In the records below, find the line with "Rebuild this chart as a Python" and the line with "elinewidth=1.5, capsize=5, capthick=1.5)"; return exactly those lines and every line between them.
** begin GIVEN INFORMATION **
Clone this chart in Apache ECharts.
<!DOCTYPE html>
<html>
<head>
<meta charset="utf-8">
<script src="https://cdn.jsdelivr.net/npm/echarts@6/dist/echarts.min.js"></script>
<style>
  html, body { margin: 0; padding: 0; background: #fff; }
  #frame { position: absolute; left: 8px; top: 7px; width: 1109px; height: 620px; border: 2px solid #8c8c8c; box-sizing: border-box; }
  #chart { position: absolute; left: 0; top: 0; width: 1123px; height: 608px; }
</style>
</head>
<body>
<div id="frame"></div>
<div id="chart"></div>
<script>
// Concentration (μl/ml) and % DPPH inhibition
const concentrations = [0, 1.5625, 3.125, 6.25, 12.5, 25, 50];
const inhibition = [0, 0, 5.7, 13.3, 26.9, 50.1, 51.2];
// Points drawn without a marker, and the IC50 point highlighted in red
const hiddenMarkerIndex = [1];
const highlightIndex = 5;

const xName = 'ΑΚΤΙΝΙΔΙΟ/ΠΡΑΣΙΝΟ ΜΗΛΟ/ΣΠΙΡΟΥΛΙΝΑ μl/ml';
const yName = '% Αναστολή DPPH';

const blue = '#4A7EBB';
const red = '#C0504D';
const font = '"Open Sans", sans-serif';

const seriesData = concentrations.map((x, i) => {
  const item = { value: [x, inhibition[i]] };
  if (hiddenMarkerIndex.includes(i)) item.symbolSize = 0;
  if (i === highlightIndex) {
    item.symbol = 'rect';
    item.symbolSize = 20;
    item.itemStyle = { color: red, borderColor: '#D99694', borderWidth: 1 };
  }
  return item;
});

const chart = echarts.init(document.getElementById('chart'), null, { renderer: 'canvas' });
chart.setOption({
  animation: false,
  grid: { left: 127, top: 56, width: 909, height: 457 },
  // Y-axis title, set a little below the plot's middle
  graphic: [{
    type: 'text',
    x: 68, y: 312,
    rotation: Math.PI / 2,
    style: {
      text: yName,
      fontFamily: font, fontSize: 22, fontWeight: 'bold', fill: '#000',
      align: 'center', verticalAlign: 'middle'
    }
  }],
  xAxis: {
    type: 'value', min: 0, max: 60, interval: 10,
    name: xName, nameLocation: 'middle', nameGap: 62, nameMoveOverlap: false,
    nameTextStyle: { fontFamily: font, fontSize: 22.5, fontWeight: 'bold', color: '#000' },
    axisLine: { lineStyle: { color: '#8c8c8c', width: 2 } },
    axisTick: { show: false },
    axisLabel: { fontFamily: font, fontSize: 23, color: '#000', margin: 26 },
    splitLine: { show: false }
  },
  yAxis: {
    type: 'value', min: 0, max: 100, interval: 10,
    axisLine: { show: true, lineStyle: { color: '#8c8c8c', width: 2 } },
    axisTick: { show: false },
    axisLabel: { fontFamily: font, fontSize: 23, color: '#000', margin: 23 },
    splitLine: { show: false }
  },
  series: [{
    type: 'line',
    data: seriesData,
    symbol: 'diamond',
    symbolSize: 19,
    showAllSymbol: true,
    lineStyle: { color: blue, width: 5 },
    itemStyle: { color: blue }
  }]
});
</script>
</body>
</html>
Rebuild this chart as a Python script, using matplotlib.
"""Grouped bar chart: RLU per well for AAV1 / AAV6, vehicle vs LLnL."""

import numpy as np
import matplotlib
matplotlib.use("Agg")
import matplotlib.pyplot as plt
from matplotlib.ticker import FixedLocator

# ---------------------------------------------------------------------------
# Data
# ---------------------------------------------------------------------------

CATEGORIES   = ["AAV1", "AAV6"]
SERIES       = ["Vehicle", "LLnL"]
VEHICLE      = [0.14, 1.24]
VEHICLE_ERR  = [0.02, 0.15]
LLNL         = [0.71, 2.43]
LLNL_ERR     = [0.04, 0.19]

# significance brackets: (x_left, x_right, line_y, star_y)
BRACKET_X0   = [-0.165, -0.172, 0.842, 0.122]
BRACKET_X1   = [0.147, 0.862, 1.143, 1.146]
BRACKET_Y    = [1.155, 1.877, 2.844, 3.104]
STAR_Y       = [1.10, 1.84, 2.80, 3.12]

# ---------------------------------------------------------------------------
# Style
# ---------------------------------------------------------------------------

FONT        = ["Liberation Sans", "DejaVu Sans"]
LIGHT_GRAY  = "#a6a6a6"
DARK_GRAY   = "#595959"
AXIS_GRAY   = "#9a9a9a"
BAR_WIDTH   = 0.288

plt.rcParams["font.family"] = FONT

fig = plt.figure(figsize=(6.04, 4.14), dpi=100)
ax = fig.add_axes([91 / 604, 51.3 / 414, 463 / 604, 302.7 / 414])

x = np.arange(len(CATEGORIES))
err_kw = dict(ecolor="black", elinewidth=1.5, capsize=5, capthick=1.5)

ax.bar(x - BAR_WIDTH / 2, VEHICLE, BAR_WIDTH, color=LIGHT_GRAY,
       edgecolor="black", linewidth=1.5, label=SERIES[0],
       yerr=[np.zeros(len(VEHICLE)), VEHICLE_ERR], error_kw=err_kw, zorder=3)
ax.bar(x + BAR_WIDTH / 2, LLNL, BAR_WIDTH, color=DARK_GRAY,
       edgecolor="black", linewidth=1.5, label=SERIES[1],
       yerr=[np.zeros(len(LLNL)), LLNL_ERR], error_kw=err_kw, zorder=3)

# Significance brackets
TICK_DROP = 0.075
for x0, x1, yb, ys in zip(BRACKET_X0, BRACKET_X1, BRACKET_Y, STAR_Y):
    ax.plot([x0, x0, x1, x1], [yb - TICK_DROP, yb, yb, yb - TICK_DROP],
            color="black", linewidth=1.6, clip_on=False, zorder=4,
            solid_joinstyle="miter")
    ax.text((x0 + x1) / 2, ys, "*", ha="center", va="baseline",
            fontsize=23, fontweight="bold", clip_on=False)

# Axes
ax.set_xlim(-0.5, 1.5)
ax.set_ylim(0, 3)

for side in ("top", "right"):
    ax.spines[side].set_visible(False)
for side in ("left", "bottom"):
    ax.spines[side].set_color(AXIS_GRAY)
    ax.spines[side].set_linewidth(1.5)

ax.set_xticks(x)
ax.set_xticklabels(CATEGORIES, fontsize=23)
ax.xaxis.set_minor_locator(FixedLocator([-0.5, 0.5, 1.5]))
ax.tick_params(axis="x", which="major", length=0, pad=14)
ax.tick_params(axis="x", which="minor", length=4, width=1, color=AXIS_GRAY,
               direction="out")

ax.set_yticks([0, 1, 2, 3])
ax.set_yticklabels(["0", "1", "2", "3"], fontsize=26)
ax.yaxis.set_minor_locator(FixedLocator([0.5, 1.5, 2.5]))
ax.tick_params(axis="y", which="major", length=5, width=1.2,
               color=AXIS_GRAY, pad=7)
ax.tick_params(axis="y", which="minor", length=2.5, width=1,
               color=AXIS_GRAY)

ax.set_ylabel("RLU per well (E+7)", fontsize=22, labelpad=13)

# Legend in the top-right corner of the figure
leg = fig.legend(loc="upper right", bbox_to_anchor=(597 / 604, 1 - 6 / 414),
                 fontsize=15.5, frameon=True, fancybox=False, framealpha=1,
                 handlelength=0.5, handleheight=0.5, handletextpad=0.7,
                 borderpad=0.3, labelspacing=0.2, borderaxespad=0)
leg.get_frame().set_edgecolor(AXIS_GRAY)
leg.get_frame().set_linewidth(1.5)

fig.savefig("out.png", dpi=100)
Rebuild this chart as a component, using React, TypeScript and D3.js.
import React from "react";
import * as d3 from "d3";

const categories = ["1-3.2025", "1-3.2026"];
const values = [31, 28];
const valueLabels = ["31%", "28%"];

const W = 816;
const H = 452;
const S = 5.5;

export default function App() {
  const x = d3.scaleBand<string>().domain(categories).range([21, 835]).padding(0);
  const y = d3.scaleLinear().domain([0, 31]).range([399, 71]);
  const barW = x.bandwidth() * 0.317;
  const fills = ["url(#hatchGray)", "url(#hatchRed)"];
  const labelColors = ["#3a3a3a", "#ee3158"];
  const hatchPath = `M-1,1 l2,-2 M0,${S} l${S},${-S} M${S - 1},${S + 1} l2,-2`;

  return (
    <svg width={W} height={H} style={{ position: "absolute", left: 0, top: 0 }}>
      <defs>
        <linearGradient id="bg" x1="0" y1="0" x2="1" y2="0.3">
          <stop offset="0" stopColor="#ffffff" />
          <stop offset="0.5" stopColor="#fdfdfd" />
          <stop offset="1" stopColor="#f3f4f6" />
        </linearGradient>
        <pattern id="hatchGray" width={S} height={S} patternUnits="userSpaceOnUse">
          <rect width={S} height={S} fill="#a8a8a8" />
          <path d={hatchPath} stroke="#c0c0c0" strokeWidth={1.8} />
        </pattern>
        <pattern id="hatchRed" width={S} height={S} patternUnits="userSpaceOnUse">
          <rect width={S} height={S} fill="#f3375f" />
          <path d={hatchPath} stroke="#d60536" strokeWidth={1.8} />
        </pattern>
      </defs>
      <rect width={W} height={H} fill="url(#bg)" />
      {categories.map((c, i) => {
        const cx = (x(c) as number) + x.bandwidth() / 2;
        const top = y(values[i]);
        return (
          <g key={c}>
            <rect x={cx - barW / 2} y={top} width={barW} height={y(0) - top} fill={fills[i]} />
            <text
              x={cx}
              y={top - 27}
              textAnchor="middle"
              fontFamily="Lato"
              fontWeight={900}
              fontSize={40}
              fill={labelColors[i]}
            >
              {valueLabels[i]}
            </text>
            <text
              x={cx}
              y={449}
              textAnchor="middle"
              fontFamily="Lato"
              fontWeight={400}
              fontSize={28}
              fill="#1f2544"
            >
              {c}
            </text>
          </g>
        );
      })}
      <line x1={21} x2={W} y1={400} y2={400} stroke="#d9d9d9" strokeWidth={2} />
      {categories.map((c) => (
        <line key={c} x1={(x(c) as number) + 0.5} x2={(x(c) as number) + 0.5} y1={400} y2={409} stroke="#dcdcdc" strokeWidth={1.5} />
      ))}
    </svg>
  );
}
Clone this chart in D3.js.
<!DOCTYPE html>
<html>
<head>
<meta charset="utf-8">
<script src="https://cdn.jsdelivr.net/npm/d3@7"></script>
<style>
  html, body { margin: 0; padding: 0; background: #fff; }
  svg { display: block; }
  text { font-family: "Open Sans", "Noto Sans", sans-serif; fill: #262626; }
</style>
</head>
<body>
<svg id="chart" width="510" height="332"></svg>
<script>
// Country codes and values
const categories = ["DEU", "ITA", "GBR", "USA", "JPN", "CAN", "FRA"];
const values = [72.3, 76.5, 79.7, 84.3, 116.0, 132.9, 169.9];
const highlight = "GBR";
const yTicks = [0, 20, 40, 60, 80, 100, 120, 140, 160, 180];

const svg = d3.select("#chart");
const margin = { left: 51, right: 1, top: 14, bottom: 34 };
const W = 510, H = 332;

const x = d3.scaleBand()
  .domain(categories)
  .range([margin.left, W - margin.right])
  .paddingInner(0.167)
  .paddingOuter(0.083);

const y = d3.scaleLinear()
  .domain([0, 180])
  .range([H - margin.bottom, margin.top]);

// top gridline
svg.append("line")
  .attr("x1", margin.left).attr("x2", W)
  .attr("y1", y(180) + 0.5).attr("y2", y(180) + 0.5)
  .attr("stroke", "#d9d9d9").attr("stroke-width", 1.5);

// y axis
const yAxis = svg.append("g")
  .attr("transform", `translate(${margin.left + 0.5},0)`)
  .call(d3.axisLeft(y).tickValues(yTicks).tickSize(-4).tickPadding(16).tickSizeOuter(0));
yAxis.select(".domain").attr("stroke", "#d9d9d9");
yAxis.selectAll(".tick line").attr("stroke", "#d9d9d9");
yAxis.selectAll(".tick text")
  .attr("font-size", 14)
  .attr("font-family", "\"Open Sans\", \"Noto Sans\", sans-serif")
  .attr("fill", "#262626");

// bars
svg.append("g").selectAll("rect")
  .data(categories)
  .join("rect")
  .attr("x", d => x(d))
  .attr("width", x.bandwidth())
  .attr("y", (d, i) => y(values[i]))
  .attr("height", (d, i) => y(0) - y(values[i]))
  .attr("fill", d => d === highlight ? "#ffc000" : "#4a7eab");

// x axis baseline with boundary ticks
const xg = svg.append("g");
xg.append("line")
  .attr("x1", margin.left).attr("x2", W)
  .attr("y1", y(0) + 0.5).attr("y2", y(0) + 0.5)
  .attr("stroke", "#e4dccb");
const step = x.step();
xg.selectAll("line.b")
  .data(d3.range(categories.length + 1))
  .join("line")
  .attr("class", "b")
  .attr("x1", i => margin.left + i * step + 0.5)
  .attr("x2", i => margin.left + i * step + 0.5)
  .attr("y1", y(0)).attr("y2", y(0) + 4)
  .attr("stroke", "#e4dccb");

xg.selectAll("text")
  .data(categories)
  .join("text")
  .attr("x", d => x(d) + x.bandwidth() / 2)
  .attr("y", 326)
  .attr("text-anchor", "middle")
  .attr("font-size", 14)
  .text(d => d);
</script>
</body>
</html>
** end GIVEN INFORMATION **
— TASK OUTPUT —
Rebuild this chart as a Python script, using matplotlib.
"""Grouped bar chart: RLU per well for AAV1 / AAV6, vehicle vs LLnL."""

import numpy as np
import matplotlib
matplotlib.use("Agg")
import matplotlib.pyplot as plt
from matplotlib.ticker import FixedLocator

# ---------------------------------------------------------------------------
# Data
# ---------------------------------------------------------------------------

CATEGORIES   = ["AAV1", "AAV6"]
SERIES       = ["Vehicle", "LLnL"]
VEHICLE      = [0.14, 1.24]
VEHICLE_ERR  = [0.02, 0.15]
LLNL         = [0.71, 2.43]
LLNL_ERR     = [0.04, 0.19]

# significance brackets: (x_left, x_right, line_y, star_y)
BRACKET_X0   = [-0.165, -0.172, 0.842, 0.122]
BRACKET_X1   = [0.147, 0.862, 1.143, 1.146]
BRACKET_Y    = [1.155, 1.877, 2.844, 3.104]
STAR_Y       = [1.10, 1.84, 2.80, 3.12]

# ---------------------------------------------------------------------------
# Style
# ---------------------------------------------------------------------------

FONT        = ["Liberation Sans", "DejaVu Sans"]
LIGHT_GRAY  = "#a6a6a6"
DARK_GRAY   = "#595959"
AXIS_GRAY   = "#9a9a9a"
BAR_WIDTH   = 0.288

plt.rcParams["font.family"] = FONT

fig = plt.figure(figsize=(6.04, 4.14), dpi=100)
ax = fig.add_axes([91 / 604, 51.3 / 414, 463 / 604, 302.7 / 414])

x = np.arange(len(CATEGORIES))
err_kw = dict(ecolor="black", elinewidth=1.5, capsize=5, capthick=1.5)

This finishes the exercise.